SUPPLIED MATERIAL:
- - -
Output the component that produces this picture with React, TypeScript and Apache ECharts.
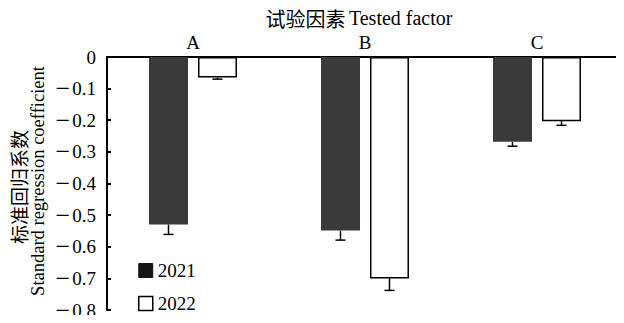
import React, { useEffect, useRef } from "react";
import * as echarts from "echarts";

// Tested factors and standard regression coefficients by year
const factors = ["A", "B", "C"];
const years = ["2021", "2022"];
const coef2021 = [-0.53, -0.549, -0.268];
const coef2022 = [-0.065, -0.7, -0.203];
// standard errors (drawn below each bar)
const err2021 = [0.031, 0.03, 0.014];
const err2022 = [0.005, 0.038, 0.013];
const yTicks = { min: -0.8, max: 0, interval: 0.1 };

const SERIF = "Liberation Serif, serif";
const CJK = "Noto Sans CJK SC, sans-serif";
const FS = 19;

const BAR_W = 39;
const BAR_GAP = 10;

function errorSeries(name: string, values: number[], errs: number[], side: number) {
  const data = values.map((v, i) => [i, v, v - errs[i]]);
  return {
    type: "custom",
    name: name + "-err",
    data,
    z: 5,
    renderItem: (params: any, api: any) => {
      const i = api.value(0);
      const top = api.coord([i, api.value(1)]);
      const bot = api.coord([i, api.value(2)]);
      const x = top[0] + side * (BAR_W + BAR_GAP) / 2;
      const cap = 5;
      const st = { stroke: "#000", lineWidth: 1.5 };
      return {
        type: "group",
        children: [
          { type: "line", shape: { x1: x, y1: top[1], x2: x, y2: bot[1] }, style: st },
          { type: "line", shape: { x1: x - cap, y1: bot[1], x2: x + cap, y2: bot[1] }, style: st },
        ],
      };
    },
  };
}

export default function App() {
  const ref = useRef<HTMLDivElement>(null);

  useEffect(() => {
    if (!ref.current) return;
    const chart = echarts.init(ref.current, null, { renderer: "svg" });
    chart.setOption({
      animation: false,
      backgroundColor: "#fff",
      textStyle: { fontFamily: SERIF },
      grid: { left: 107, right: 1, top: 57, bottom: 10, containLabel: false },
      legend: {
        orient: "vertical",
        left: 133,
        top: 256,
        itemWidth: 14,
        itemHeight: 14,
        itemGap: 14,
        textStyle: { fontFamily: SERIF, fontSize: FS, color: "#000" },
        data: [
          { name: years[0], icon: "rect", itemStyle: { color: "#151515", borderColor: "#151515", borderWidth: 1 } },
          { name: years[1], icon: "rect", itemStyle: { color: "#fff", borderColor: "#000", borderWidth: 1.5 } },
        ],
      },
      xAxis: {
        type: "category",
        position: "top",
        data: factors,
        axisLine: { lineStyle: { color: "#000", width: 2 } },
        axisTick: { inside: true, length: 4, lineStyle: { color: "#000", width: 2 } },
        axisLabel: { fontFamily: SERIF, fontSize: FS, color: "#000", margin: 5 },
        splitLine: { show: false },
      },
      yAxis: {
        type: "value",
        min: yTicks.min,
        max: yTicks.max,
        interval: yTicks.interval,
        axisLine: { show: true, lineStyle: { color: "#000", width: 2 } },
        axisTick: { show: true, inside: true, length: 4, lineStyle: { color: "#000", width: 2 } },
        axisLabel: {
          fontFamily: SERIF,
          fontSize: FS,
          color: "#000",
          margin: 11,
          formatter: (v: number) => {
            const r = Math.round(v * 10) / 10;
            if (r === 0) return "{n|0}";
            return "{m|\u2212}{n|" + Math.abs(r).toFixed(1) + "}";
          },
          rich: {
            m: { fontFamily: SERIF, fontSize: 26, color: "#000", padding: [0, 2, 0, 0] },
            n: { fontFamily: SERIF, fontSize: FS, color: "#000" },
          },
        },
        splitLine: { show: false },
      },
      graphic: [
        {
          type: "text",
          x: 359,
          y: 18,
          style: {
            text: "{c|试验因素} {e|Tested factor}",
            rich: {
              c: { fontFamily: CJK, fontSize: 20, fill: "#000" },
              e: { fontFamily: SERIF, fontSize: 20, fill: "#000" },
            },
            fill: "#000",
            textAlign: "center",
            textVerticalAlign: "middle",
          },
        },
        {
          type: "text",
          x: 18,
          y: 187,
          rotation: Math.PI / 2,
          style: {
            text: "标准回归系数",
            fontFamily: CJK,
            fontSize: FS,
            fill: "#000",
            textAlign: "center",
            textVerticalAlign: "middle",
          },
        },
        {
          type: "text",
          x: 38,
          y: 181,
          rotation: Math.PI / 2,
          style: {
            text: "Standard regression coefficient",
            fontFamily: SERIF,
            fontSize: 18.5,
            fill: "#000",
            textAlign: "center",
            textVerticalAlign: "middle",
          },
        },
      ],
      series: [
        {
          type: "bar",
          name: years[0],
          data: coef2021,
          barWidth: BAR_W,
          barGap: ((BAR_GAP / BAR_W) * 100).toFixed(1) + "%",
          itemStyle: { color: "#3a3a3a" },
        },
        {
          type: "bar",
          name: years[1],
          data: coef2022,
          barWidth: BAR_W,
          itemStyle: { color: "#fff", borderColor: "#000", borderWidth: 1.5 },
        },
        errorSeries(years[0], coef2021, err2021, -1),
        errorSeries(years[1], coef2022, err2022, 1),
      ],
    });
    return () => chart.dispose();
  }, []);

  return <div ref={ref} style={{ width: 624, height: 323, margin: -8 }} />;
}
- - -
PROBLEM: Return exactly what appears from the opening line of the material through the line with "0, interval: 0.1", apart from the pictures.

OUTPUT OF THE TASK:
Output the component that produces this picture with React, TypeScript and Apache ECharts.
import React, { useEffect, useRef } from "react";
import * as echarts from "echarts";

// Tested factors and standard regression coefficients by year
const factors = ["A", "B", "C"];
const years = ["2021", "2022"];
const coef2021 = [-0.53, -0.549, -0.268];
const coef2022 = [-0.065, -0.7, -0.203];
// standard errors (drawn below each bar)
const err2021 = [0.031, 0.03, 0.014];
const err2022 = [0.005, 0.038, 0.013];
const yTicks = { min: -0.8, max: 0, interval: 0.1 };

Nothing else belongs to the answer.